Há algo de profundamente disfuncional na forma como parte do mercado financeiro brasileiro responde ao agravamento da crise institucional do país. Diante de um tarifaço inédito imposto pelos Estados Unidos — não como represália comercial, mas como reação direta à deterioração do ambiente jurídico e democrático — gestores seguem publicando relatórios, discutindo ativos e tentando extrair racionalidade técnica de um cenário que já perdeu toda previsibilidade institucional.
Essa dissonância não é nova, mas atinge um novo grau de irrealidade quando, mesmo diante de medidas que indicam a aproximação de sanções coordenadas, ainda se fala em “realocação de portfólio” e em “oportunidades de curto prazo”. Como se o problema fosse conjuntural, resolvível por ajustes táticos, e não estrutural, com raízes no colapso do pacto constitucional que garantia ao Brasil um mínimo de estabilidade contratual e segurança regulatória.

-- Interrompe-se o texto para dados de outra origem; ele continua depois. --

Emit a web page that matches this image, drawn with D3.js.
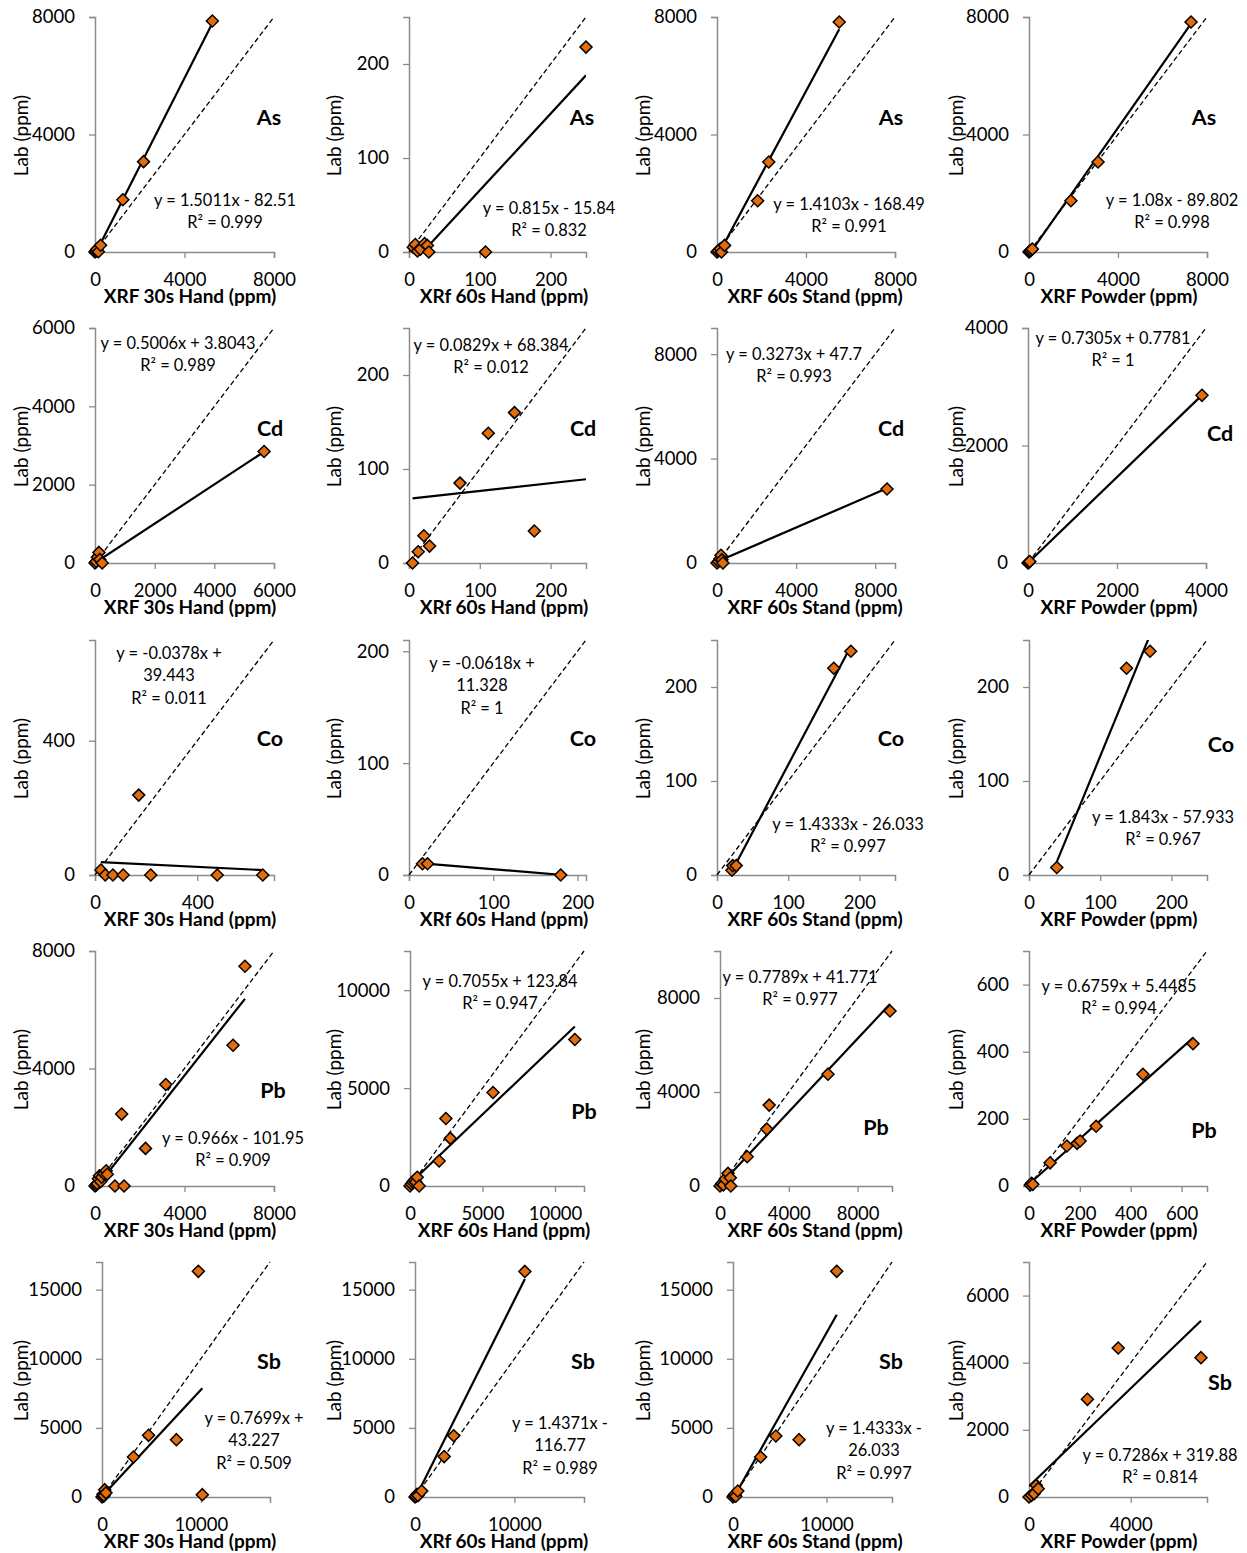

O caso XP é emblemático. Enquanto a Casa Branca envia uma carta formal ao governo brasileiro sinalizando condições claras para reverter medidas restritivas, o Chief Information Officer (CIO) da gestora discute onde alocar capital em meio à turbulência. Não há espaço para surpresa. Essa é a mesma lógica que naturalizou juros reais de dois dígitos e câmbio volátil como parte do “risco Brasil”, sem jamais perguntar por que esse risco permanece estrutural há décadas. A resposta está no ponto cego do próprio mercado: a recusa em admitir que a instabilidade não é econômica, mas institucional.
A leitura equivocada do momento atual tem custo. Quando um país perde o status de jurisdição confiável, não é o ativo A ou B que se desvaloriza — é o próprio sentido de manter capital produtivo naquele território que se desfaz. Investir em um país com regras elásticas, contratos vulneráveis e perseguição política não é uma decisão técnica. É um salto no escuro.
A falácia do otimismo técnico repousa na crença de que o mercado é capaz de abstrair a política e operar acima das instituições. Mas não existe fluxo de caixa que sobreviva à corrosão do Estado de Direito. O investidor estrangeiro já entendeu isso. O investidor local, ainda não. E enquanto fingir que é possível extrair retornos de um ambiente que implode por dentro, contribuirá, com sua própria inércia, para a continuação do colapso.